Goal: Using the material below, print a verbatim copy of every line from the one containing "Write a Python" through the one containing "v in shares]", inclusive, and omit the pictures.

Code that draws figures:
────────────────────
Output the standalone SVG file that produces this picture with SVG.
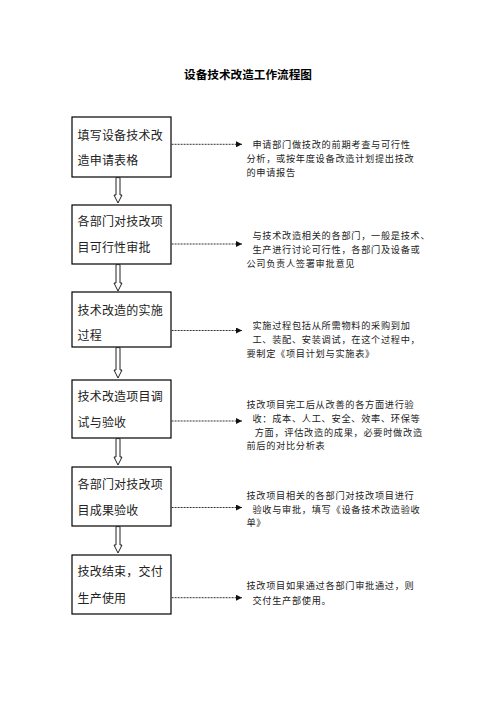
<svg xmlns="http://www.w3.org/2000/svg" width="496" height="702" viewBox="0 0 496 702">
<defs>
<style>
.box{fill:#fff;stroke:#000;stroke-width:1.2}
.bt{font-family:"Noto Sans CJK SC",sans-serif;font-size:12px;letter-spacing:0.2px;fill:#222}
.nt{font-family:"Noto Sans CJK SC",sans-serif;font-size:9.2px;letter-spacing:0.7px;fill:#222}
.title{font-family:"Noto Sans CJK SC",sans-serif;font-size:11.6px;font-weight:bold;fill:#000}
.dash{fill:none;stroke:#333;stroke-width:1;stroke-dasharray:2 1;marker-end:url(#ah)}
.hollow{fill:#fff;stroke:#222;stroke-width:1}
</style>
<marker id="ah" viewBox="0 0 6 6" refX="6" refY="3" markerWidth="6" markerHeight="6" markerUnits="userSpaceOnUse" orient="auto">
<path d="M0,0 L6,3 L0,6 z" fill="#111"/>
</marker>
</defs>
<rect width="496" height="702" fill="#fff"/>
<text id="title" class="title" x="248" y="78.5" text-anchor="middle" textLength="128" lengthAdjust="spacingAndGlyphs">设备技术改造工作流程图</text>

<g id="step1">
<rect class="box" x="72" y="117" width="99" height="60"/>
<text class="bt" x="77.5" y="139.5">填写设备技术改</text>
<text class="bt" x="77.5" y="164.5">造申请表格</text>
</g>
<g id="step2">
<rect class="box" x="72" y="205" width="99" height="59"/>
<text class="bt" x="77.5" y="226">各部门对技改项</text>
<text class="bt" x="77.5" y="252">目可行性审批</text>
</g>
<g id="step3">
<rect class="box" x="72" y="292" width="99" height="55"/>
<text class="bt" x="77.5" y="314.5">技术改造的实施</text>
<text class="bt" x="77.5" y="339.5">过程</text>
</g>
<g id="step4">
<rect class="box" x="72" y="380" width="99" height="58"/>
<text class="bt" x="77.5" y="401">技术改造项目调</text>
<text class="bt" x="77.5" y="426.5">试与验收</text>
</g>
<g id="step5">
<rect class="box" x="72" y="467" width="99" height="59"/>
<text class="bt" x="77.5" y="488.5">各部门对技改项</text>
<text class="bt" x="77.5" y="514.5">目成果验收</text>
</g>
<g id="step6">
<rect class="box" x="72" y="555" width="99" height="59"/>
<text class="bt" x="77.5" y="576">技改结束，交付</text>
<text class="bt" x="77.5" y="602.5">生产使用</text>
</g>

<g id="note1">
<text class="nt" x="252.4" y="148.4">申请部门做技改的前期考查与可行性</text>
<text class="nt" x="246.4" y="162">分析，或按年度设备改造计划提出技改</text>
<text class="nt" x="246.4" y="175.6">的申请报告</text>
</g>
<g id="note2">
<text class="nt" x="252.4" y="239.3">与技术改造相关的各部门，一般是技术、</text>
<text class="nt" x="252.4" y="253">生产进行讨论可行性，各部门及设备或</text>
<text class="nt" x="246.4" y="266.9">公司负责人签署审批意见</text>
</g>
<g id="note3">
<text class="nt" x="252.4" y="329.3">实施过程包括从所需物料的采购到加</text>
<text class="nt" x="252.4" y="343">工、装配、安装调试，在这个过程中，</text>
<text class="nt" x="246.4" y="356.9">要制定《项目计划与实施表》</text>
</g>
<g id="note4">
<text class="nt" x="246.4" y="408.4">技改项目完工后从改善的各方面进行验</text>
<text class="nt" x="252.4" y="422">收：成本、人工、安全、效率、环保等</text>
<text class="nt" x="254.7" y="435.6">方面，评估改造的成果，必要时做改造</text>
<text class="nt" x="246.4" y="449.2">前后的对比分析表</text>
</g>
<g id="note5">
<text class="nt" x="246.4" y="499.2">技改项目相关的各部门对技改项目进行</text>
<text class="nt" x="252.4" y="512.8">验收与审批，填写《设备技术改造验收</text>
<text class="nt" x="246.4" y="526.4">单》</text>
</g>
<g id="note6">
<text class="nt" x="246.4" y="588.6">技改项目如果通过各部门审批通过，则</text>
<text class="nt" x="252.4" y="603.6">交付生产部使用。</text>
</g>

<g id="connectors">
<polygon class="hollow" points="116,177.6 116,195 114,195 118,203 122,195 120,195 120,177.6"/>
<polygon class="hollow" points="116,264.6 116,283 114,283 118,291 122,283 120,283 120,264.6"/>
<polygon class="hollow" points="116,347.6 116,370 114,370 118,378 122,370 120,370 120,347.6"/>
<polygon class="hollow" points="116,438.6 116,457 114,457 118,465 122,457 120,457 120,438.6"/>
<polygon class="hollow" points="116,526.6 116,545 114,545 118,553 122,545 120,545 120,526.6"/>
<line class="dash" x1="171.6" y1="144.3" x2="242" y2="144.3"/>
<line class="dash" x1="171.6" y1="244" x2="242" y2="244"/>
<line class="dash" x1="171.6" y1="330.5" x2="242" y2="330.5"/>
<line class="dash" x1="171.6" y1="421" x2="242" y2="421"/>
<line class="dash" x1="171.6" y1="507.5" x2="242" y2="507.5"/>
<line class="dash" x1="171.6" y1="597.7" x2="242" y2="597.7"/>
</g>
</svg>
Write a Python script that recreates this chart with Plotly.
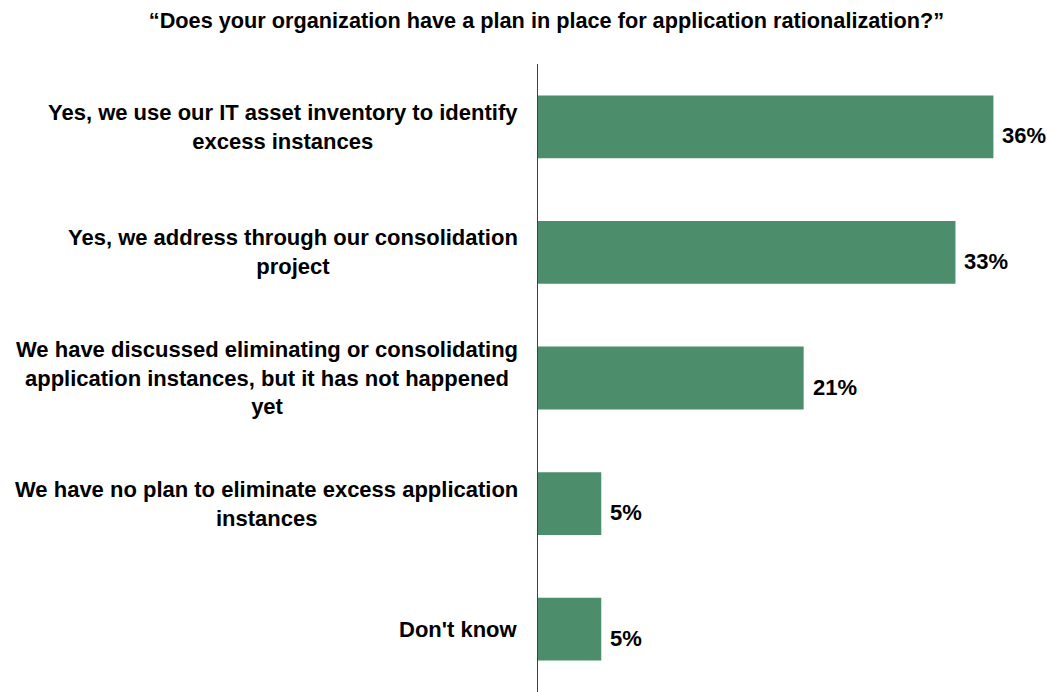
import plotly.graph_objects as go

# Survey responses, top to bottom
categories = [
    "Yes, we use our IT asset inventory to identify<br>excess instances",
    "Yes, we address through our consolidation<br>project",
    "We have discussed eliminating or consolidating<br>application instances, but it has not happened<br>yet",
    "We have no plan to eliminate excess application<br>instances",
    "Don't know",
]
shares = [36, 33, 21, 5, 5]
value_labels = [f"{v}%" for v in shares]

title_text = "\u201cDoes your organization have a plan in place for application rationalization?\u201d"

BAR_COLOR = "#4C8D6B"
FONT = "Liberation Sans, Arial, sans-serif"

positions = list(range(len(categories)))

fig = go.Figure(
    go.Bar(
        x=shares,
        y=positions,
        orientation="h",
        width=0.5,
        marker=dict(color=BAR_COLOR, line=dict(width=0)),
        hoverinfo="skip",
    )
)

annotations = []
# category labels, centered text block right-aligned to the axis
for pos, cat in zip(positions, categories):
    annotations.append(dict(
        x=0, y=pos, xref="x", yref="y",
        text=cat, showarrow=False,
        xanchor="right", yanchor="middle", align="center",
        xshift=-18,
        font=dict(family=FONT, size=22, color="#000000", weight="bold"),
    ))
# value labels beside each bar
for pos, val, lab in zip(positions, shares, value_labels):
    annotations.append(dict(
        x=val, y=pos, xref="x", yref="y",
        text=lab, showarrow=False,
        xanchor="left", yanchor="middle",
        xshift=7, yshift=-9,
        font=dict(family=FONT, size=22, color="#000000", weight="bold"),
    ))

fig.update_layout(
    width=1047, height=692,
    margin=dict(l=538, r=3, t=64, b=0),
    paper_bgcolor="white", plot_bgcolor="white",
    showlegend=False,
    title=dict(
        text=title_text,
        x=0.522, xref="container", xanchor="center",
        y=0.971, yref="container", yanchor="middle",
        font=dict(family=FONT, size=21.7, color="#000000", weight="bold"),
    ),
    xaxis=dict(range=[0, 40], showgrid=False, zeroline=False, showline=False,
               showticklabels=False, ticks=""),
    yaxis=dict(range=[4.5, -0.5], showgrid=False, zeroline=False,
               showline=True, linecolor="#404040", linewidth=1,
               showticklabels=False, ticks=""),
    annotations=annotations,
)

fig.write_html("out.html")
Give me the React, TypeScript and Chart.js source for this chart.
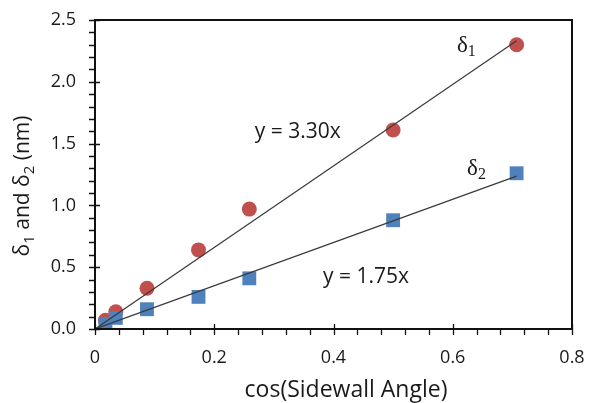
────────────────────
Written solution:
Write a Python script that recreates this chart with Plotly.
import plotly.graph_objects as go

# Survey responses, top to bottom
categories = [
    "Yes, we use our IT asset inventory to identify<br>excess instances",
    "Yes, we address through our consolidation<br>project",
    "We have discussed eliminating or consolidating<br>application instances, but it has not happened<br>yet",
    "We have no plan to eliminate excess application<br>instances",
    "Don't know",
]
shares = [36, 33, 21, 5, 5]
value_labels = [f"{v}%" for v in shares]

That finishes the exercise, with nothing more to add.